#2273

Matin désert, la ville semble presque vide, rideaux tirés sur les devantures de boutiques et rues sans circulation automobile. Une brise caressante fait danser des cornes et des filets sombres dans l’ombre de ma chevelure portée sur le trottoir, nettement découpée par la lumière, sous le ciel d’un bleu sans tache. C’est même la seule ombre, à cette heure les immeubles n’en projetant encore ni d’un côté ni de l’autre de l’artère, comme si le matin collait leur part sombre aux façades. Pas d’habitants, pas de commerçants, la cité n’est plus livrée qu’aux seuls ouvriers, et l’unique bruit montant dans l’air calme le fait grinçant et tournoyant, une scie circulaire, qui chaque matin nous réveille. On a évacué la population sans me prévenir ? Visiblement, il s’agissait de faire place aux travaux : il n’y a plus que cela, tout alentour ça grince et ça tape. Les « maisons de ville », sortes de pavillons montés sur des terrasses, sont apparemment en cours de finition, enfin. Le supermarché en bas du nouvel immeuble doit ouvrir « courant septembre », l’entrepreneur demeure prudent. Mais des hommes en bleu vont et viennent dans la vaste caverne, et devant, sur le trottoir, gît l’immense ligne droite d’une poutrelle en fer, segmentée comme des étagères.
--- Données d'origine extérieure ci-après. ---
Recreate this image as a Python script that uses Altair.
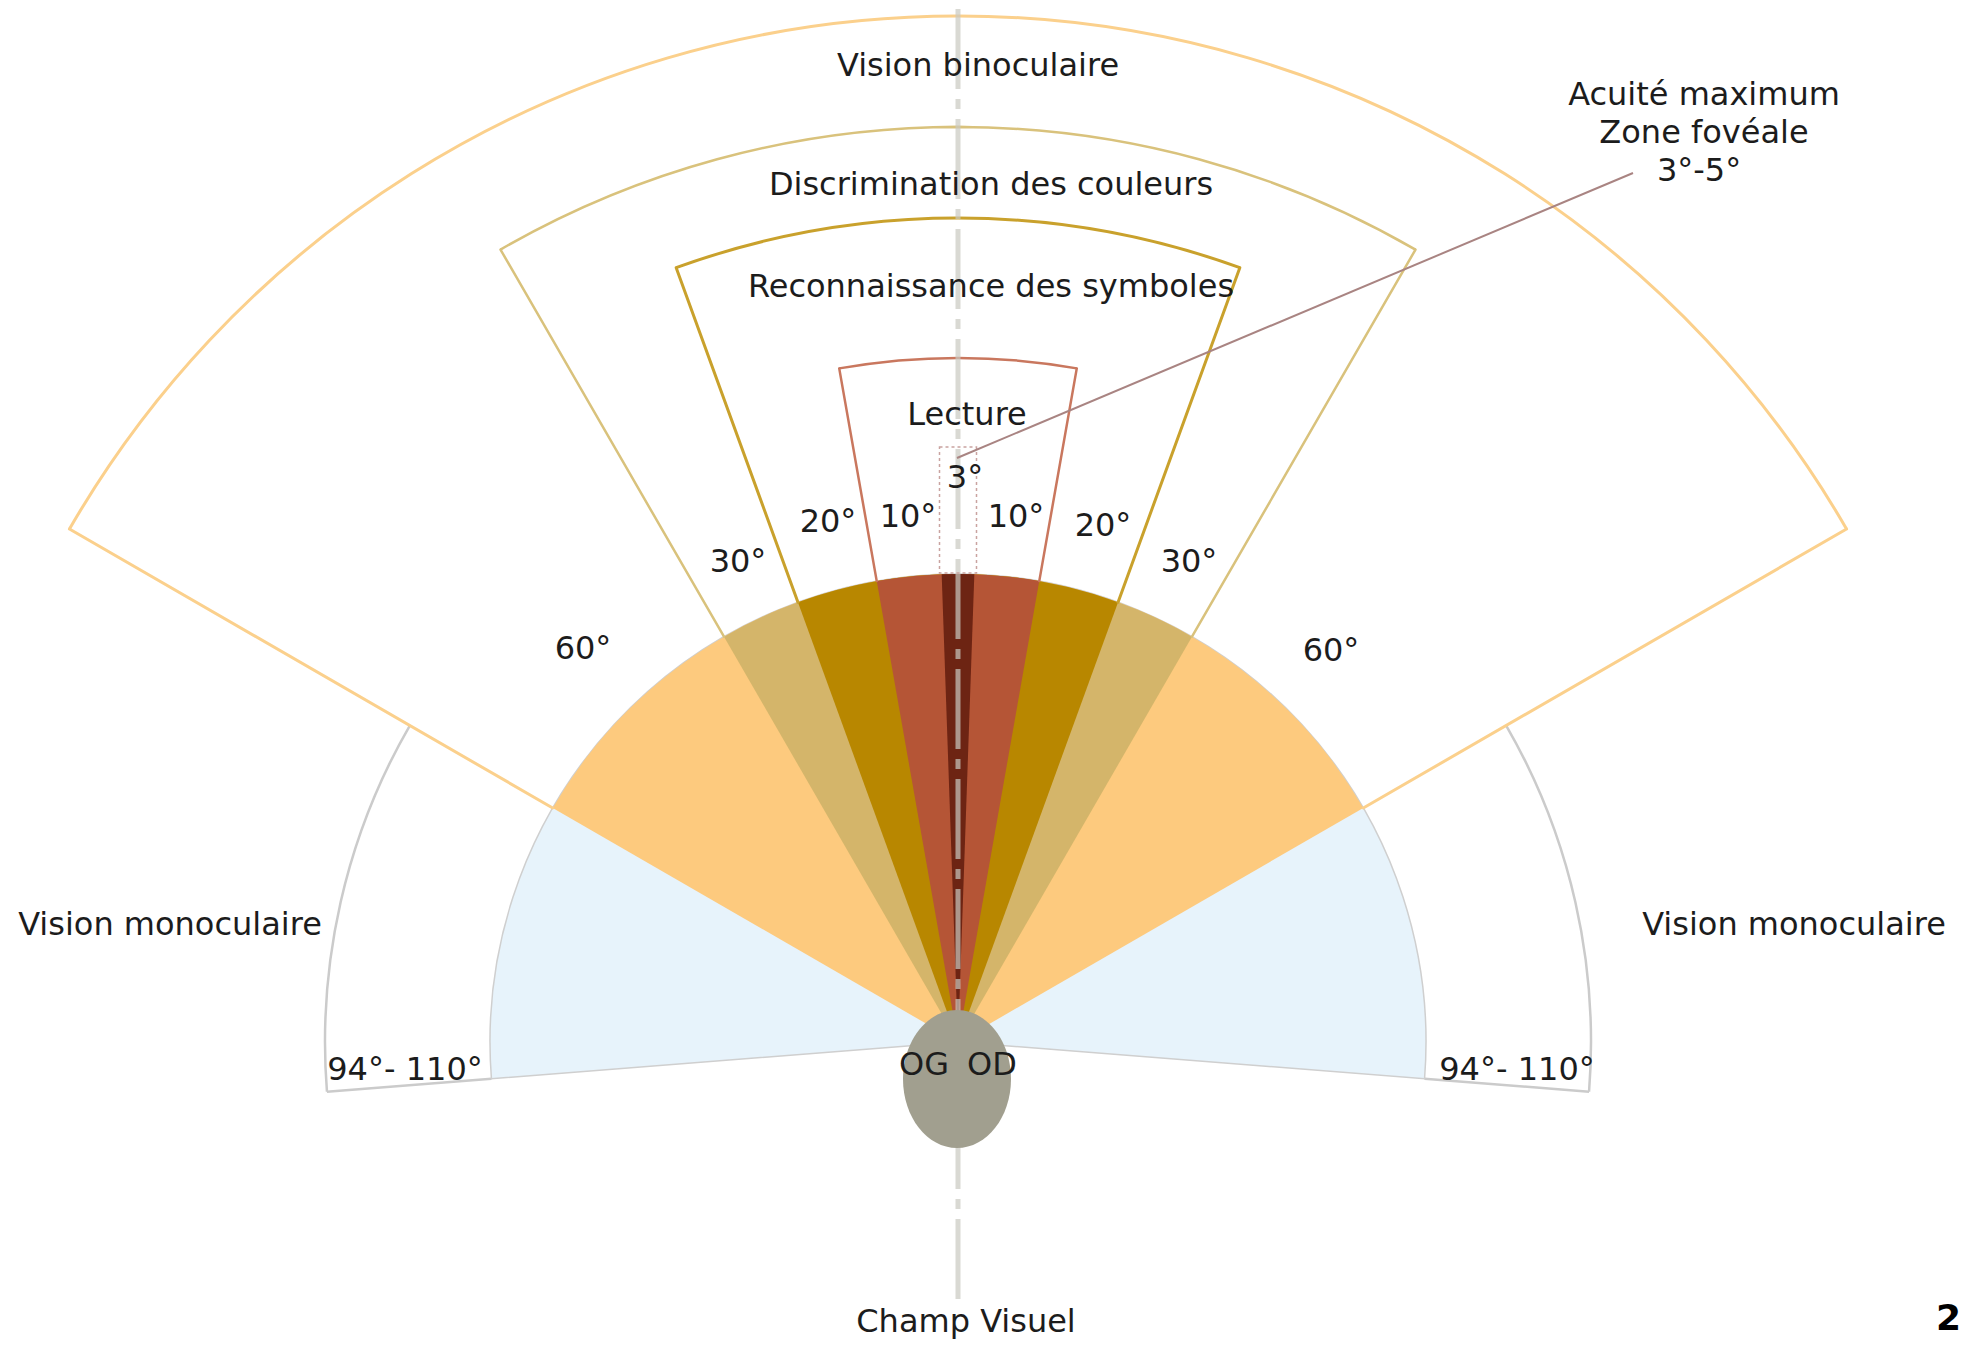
import altair as alt
import numpy as np
import pandas as pd

# ---------------- data (degrees / diagram units; origin = top of the eyes) ----------------
# common centre of all the sectors (just below the top of the eyes)
centre_x, centre_y = 0, -32

# filled zones, drawn outer first: half-angle of each wedge
zone_names = ["Vision monoculaire", "Vision binoculaire", "Discrimination des couleurs",
              "Reconnaissance des symboles", "Lecture", "Acuité maximum"]
zone_half_angle = [94.5, 60.0, 30.0, 20.0, 10.0, 2.0]
zone_fill = ["#e7f3fb", "#fdca7e", "#d4b56a", "#b88700", "#b55536", "#6d2413"]
fill_radius = 468

# outlines of each zone (outer arc radius, half-angle)
outline_angle = [60.0, 30.0, 20.0, 10.0]
outline_radius = [1026, 915, 824, 684]
outline_colour = ["#fbd08c", "#d9c27c", "#c9a12c", "#c9775e"]
outline_width = [3.0, 2.5, 3.0, 2.5]

# monocular outline
mono_outline_radius = 633
mono_outline_from = 60.0
mono_outline_to = 94.5

# foveal (3°) dotted box and leader line
fovea_box_x = [-18.5, 18.5]
fovea_box_y = [437, 563]
leader_x = [-1, 675]
leader_y = [552, 837]

# central axis
axis_y = [-289, 1004]

# eyes (ellipse)
eye_x, eye_y = -1, -69
eye_w, eye_h = 108, 138

# labels
label_text = ["Vision binoculaire", "Discrimination des couleurs", "Reconnaissance des symboles",
              "Lecture", "3°", "10°", "10°", "20°", "20°", "30°", "30°", "60°", "60°",
              "Vision monoculaire", "Vision monoculaire", "94°- 110°", "94°- 110°",
              "OG", "OD", "Acuité maximum", "Zone fovéale", "3°-5°", "Champ Visuel"]
label_x = [20, 33, 33, 9, 7, -50, 58, -130, 145, -220, 231, -375, 373,
           -788, 836, -553, 559, -34, 34, 746, 746, 741, 8]
label_y = [934, 815, 713, 585, 522, 483, 483, 478, 474, 438, 438, 351, 349,
           75, 75, -70, -70, -65, -65, 905, 867, 829, -322]

corner_text = ["2"]
corner_x = [978]
corner_y = [-320]

# ---------------- derived tables ----------------
n = len(zone_names)
wedges = pd.DataFrame({
    "zone": zone_names,
    "t0": [-a for a in zone_half_angle],
    "t1": zone_half_angle,
    "r": [fill_radius] * n,
    "r2": [0] * n,
    "cx": [centre_x] * n,
    "cy": [centre_y] * n,
    "fill": zone_fill,
})

mono_arcs = pd.DataFrame({
    "t0": [-mono_outline_to, mono_outline_from],
    "t1": [-mono_outline_from, mono_outline_to],
    "r": [mono_outline_radius] * 2, "r2": [mono_outline_radius] * 2,
    "cx": [centre_x] * 2, "cy": [centre_y] * 2,
})


def radial(theta_deg, r_in, r_out, s):
    t = np.radians(theta_deg)
    return {"x": centre_x + s * r_in * np.sin(t), "y": centre_y + r_in * np.cos(t),
            "x2": centre_x + s * r_out * np.sin(t), "y2": centre_y + r_out * np.cos(t)}


mono_edges = pd.DataFrame([radial(mono_outline_to, fill_radius, mono_outline_radius, s)
                           for s in (-1, 1)])

outer_arcs = pd.DataFrame({
    "t0": [-a for a in outline_angle], "t1": outline_angle,
    "r": outline_radius, "r2": outline_radius,
    "cx": [centre_x] * 4, "cy": [centre_y] * 4, "col": outline_colour, "sw": outline_width,
})
sides = []
for a, ro, c, w in zip(outline_angle, outline_radius, outline_colour, outline_width):
    for s in (-1, 1):
        d = radial(a, fill_radius, ro, s)
        d.update({"col": c, "sw": w})
        sides.append(d)
sides = pd.DataFrame(sides)

fovea = pd.DataFrame({"x": [fovea_box_x[0]], "x2": [fovea_box_x[1]],
                      "y": [fovea_box_y[0]], "y2": [fovea_box_y[1]]})
leader = pd.DataFrame({"x": [leader_x[0]], "x2": [leader_x[1]],
                       "y": [leader_y[0]], "y2": [leader_y[1]]})
axis_df = pd.DataFrame({"x": [0], "x2": [0], "y": [axis_y[0]], "y2": [axis_y[1]]})
eye = pd.DataFrame({"x": [eye_x], "y": [eye_y]})
labels = pd.DataFrame({"t": label_text, "x": label_x, "y": label_y})
corner = pd.DataFrame({"t": corner_text, "x": corner_x, "y": corner_y})

# ---------------- scales ----------------
W, H = 1952, 1333
xs = alt.Scale(domain=[-950, 1002], nice=False, zero=False)
ys = alt.Scale(domain=[-331, 1002], nice=False, zero=False)
rs = alt.Scale(type="linear", domain=[0, 1000], range=[0, 1000], nice=False, zero=True)
ts = alt.Scale(type="linear", domain=[0, 360], range=[0, 2 * np.pi], nice=False, zero=True)


def arc_enc(ch):
    return ch.encode(
        x=alt.X("cx:Q", scale=xs, axis=None),
        y=alt.Y("cy:Q", scale=ys, axis=None),
        theta=alt.Theta("t0:Q", scale=ts, stack=None),
        theta2=alt.Theta2("t1:Q"),
        radius=alt.Radius("r:Q", scale=rs),
        radius2=alt.Radius2("r2:Q"),
    )


def seg_enc(ch, extra=None):
    enc = dict(
        x=alt.X("x:Q", scale=xs, axis=None),
        y=alt.Y("y:Q", scale=ys, axis=None),
        x2=alt.X2("x2:Q"),
        y2=alt.Y2("y2:Q"),
    )
    if extra:
        enc.update(extra)
    return ch.encode(**enc)


layers = []

# monocular outline (grey)
layers.append(arc_enc(alt.Chart(mono_arcs).mark_arc(fillOpacity=0, stroke="#cbcbcb", strokeWidth=2.5)))
layers.append(seg_enc(alt.Chart(mono_edges).mark_rule(color="#cbcbcb", strokeWidth=2.5)))

# filled wedges (monocular field has a faint grey edge)
layers.append(arc_enc(alt.Chart(wedges.iloc[:1]).mark_arc(stroke="#cfcfcf", strokeWidth=1.5)).encode(
    fill=alt.Fill("fill:N", scale=None)))
layers.append(arc_enc(alt.Chart(wedges.iloc[1:]).mark_arc(strokeWidth=0)).encode(
    fill=alt.Fill("fill:N", scale=None)))

# zone outlines
layers.append(arc_enc(alt.Chart(outer_arcs).mark_arc(fillOpacity=0, strokeJoin="miter")).encode(
    stroke=alt.Stroke("col:N", scale=None), strokeWidth=alt.StrokeWidth("sw:Q", scale=None)))
layers.append(seg_enc(alt.Chart(sides).mark_rule(strokeCap="round"),
                      dict(color=alt.Color("col:N", scale=None),
                           strokeWidth=alt.StrokeWidth("sw:Q", scale=None))))

# central axis
layers.append(seg_enc(alt.Chart(axis_df).mark_rule(color="#c9c9c0", opacity=0.7, strokeWidth=5,
                                                   strokeDash=[80, 10, 10, 10])))

# foveal box and leader line
layers.append(seg_enc(alt.Chart(fovea).mark_rect(fillOpacity=0, stroke="#c9a3a0", strokeWidth=1.5,
                                                 strokeDash=[3, 3])))
layers.append(seg_enc(alt.Chart(leader).mark_rule(color="#a98482", strokeWidth=2)))

# eyes
ellipse_path = "M 0 -1 A 0.7826 1 0 1 1 0 1 A 0.7826 1 0 1 1 0 -1 Z"
layers.append(alt.Chart(eye).mark_point(shape=ellipse_path, filled=True, opacity=1,
                                        color="#a19f8f", size=eye_h ** 2, strokeWidth=0).encode(
    x=alt.X("x:Q", scale=xs, axis=None), y=alt.Y("y:Q", scale=ys, axis=None)))

# labels
layers.append(alt.Chart(labels).mark_text(font="DejaVu Sans", fontSize=32, color="#1c1c1c",
                                          align="center", baseline="alphabetic").encode(
    x=alt.X("x:Q", scale=xs, axis=None), y=alt.Y("y:Q", scale=ys, axis=None), text="t:N"))
layers.append(alt.Chart(corner).mark_text(font="DejaVu Sans", fontSize=36, fontWeight="bold",
                                          color="#000000", align="left", baseline="alphabetic").encode(
    x=alt.X("x:Q", scale=xs, axis=None), y=alt.Y("y:Q", scale=ys, axis=None), text="t:N"))

chart = alt.layer(*layers).properties(
    width=W, height=H, padding=0, autosize=alt.AutoSizeParams(type="none")
).configure_view(stroke=None)

chart.save("out.html", embed_options={"renderer": "svg", "actions": False})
Un trottoir mis à nu, béton et gravier, tout comme la rue : macadam arraché, Paul-Bert est un écorché qui crisse sous le pas, les plaques d’égout comme un eczéma. Plus loin, le terrain vague soulève ses monticules de gravats entre les lignes brillantes des nouveaux rails, s’entrelaçant au carrefour en un complexe arachnéen. Un ouvrier les décore de traits orange fluo, à la bombe. Une fille passe qui danse doucement sur sa bicyclette. Une autre me lance un méchant regard, elle ferait un très joli garçon dans sa salopette kaki. Dans la cour, les claquements d’aile d’un pigeon. Je retourne à mes propres travaux.